Tout ce que l'on peut projeter de mise en abyme autour de ce plateau de théâtre qui se monte sous nos yeux pour la troupe habituelle de Resnais, sur le fait de voir Azéma jouer ce qui parait presque son propre rôle, sur Resnais qui filme cette histoire de mourant manipulant son entourage avec malice... Tout cela est certes intéressant, mais d'une part cela reste a moitié extra-filmique (on en revient a la frontière floue du début), et surtout cela ne suffit pas à rendre intéressants ces personnages énervants au possible et leurs petits tracas pathétiques. Resnais s'intéresse t-il vraiment lui-même au premier degré à ces scènes de ménage qui rappellent la série du même nom? Les comédiens y croient-ils eux-mêmes?

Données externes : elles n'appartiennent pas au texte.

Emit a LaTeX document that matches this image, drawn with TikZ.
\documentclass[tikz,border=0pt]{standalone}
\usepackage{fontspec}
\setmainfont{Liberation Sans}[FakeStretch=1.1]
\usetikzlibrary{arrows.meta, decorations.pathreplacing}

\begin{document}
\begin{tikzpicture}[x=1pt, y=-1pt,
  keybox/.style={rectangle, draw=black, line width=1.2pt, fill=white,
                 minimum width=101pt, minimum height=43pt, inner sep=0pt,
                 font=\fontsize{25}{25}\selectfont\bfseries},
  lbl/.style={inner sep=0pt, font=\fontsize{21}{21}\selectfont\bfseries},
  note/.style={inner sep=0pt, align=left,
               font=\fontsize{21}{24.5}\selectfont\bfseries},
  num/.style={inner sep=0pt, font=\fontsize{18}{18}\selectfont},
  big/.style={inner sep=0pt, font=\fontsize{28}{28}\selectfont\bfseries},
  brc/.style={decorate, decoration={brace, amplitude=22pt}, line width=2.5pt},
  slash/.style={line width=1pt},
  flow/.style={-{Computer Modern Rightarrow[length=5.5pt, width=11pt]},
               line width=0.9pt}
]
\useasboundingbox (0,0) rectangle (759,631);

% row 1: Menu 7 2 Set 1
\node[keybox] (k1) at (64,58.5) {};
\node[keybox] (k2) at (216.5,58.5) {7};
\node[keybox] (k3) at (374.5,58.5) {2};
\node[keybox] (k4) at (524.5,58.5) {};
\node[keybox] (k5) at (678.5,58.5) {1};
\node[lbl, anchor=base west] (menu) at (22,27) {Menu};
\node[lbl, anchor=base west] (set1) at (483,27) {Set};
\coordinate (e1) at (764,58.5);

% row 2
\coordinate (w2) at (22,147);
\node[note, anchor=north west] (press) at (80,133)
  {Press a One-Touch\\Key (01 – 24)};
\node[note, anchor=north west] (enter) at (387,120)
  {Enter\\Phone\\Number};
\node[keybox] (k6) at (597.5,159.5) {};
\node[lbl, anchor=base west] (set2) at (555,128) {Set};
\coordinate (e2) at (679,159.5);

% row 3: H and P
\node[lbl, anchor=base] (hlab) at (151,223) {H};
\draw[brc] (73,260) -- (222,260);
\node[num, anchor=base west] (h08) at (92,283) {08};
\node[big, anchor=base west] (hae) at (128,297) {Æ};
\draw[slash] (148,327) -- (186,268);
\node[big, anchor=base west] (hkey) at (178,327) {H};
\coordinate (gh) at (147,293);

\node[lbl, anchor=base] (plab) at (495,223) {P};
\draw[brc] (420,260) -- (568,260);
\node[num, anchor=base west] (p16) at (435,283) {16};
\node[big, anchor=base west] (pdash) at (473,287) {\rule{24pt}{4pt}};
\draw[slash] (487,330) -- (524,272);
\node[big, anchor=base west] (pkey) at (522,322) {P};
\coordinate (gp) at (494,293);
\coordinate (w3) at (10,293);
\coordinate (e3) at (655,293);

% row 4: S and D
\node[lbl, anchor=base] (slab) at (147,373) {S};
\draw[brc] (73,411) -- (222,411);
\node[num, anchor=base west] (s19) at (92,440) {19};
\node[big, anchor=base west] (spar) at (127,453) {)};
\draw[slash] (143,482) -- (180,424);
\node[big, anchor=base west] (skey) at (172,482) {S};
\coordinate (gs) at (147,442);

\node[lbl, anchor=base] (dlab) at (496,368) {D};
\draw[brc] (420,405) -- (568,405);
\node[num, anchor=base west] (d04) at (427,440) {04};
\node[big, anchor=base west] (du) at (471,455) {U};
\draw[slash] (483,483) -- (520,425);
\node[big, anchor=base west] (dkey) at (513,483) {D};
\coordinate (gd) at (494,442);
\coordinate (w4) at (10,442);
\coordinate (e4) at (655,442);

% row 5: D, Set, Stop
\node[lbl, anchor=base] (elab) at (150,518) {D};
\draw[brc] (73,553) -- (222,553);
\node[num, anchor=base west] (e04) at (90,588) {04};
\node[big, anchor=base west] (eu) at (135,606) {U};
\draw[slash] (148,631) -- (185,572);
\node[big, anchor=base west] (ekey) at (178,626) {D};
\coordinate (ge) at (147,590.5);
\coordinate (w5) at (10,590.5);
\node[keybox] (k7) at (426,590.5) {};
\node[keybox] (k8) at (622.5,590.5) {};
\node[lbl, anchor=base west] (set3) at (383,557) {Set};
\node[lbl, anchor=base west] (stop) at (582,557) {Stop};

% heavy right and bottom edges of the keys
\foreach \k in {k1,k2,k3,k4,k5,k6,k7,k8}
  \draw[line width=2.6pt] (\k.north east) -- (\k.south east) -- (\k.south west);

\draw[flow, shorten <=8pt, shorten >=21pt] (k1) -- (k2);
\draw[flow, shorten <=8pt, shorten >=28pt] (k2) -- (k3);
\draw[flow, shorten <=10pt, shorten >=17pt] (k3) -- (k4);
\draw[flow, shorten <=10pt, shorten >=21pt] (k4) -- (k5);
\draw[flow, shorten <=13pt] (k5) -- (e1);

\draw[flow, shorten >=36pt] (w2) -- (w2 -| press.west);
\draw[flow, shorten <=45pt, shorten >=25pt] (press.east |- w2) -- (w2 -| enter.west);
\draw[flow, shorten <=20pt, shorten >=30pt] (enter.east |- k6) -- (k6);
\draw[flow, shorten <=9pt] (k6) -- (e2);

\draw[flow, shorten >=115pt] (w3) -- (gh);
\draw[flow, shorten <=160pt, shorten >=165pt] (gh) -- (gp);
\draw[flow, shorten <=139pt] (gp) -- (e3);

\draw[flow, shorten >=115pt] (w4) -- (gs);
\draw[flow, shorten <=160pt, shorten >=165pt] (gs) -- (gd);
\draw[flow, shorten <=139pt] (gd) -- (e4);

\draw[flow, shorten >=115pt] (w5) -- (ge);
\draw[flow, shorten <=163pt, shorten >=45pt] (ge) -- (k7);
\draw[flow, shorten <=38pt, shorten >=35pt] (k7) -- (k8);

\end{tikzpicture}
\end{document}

Quels horribles personnages et quelle horrible vision de l'humanité, où des supposés amis de toute une vie passent leur temps à se mentir, se trahir et se tromper. Quand on pense que le film a failli s'appeler Joie de vivre on croit rêver, tant tout cela donne plutôt envie de mourir ou de devenir définitivement misanthrope. Ceux qui pardonneront tout à un aussi grand metteur en scène peuvent en tout cas nous faire parvenir leur avis sur un générique de début ici embarrassant de laideur, images amateur floues style cd-rom de code de la route, accompagné du jingle des Chiffres et des lettres. A quel jeune réalisateur aurait-on pardonné une aussi terrible faute de goût sous prétexte que c'est "libre" ou "tellement jeune"? cette indulgence confirme que décidément, on ne prête qu'aux riches.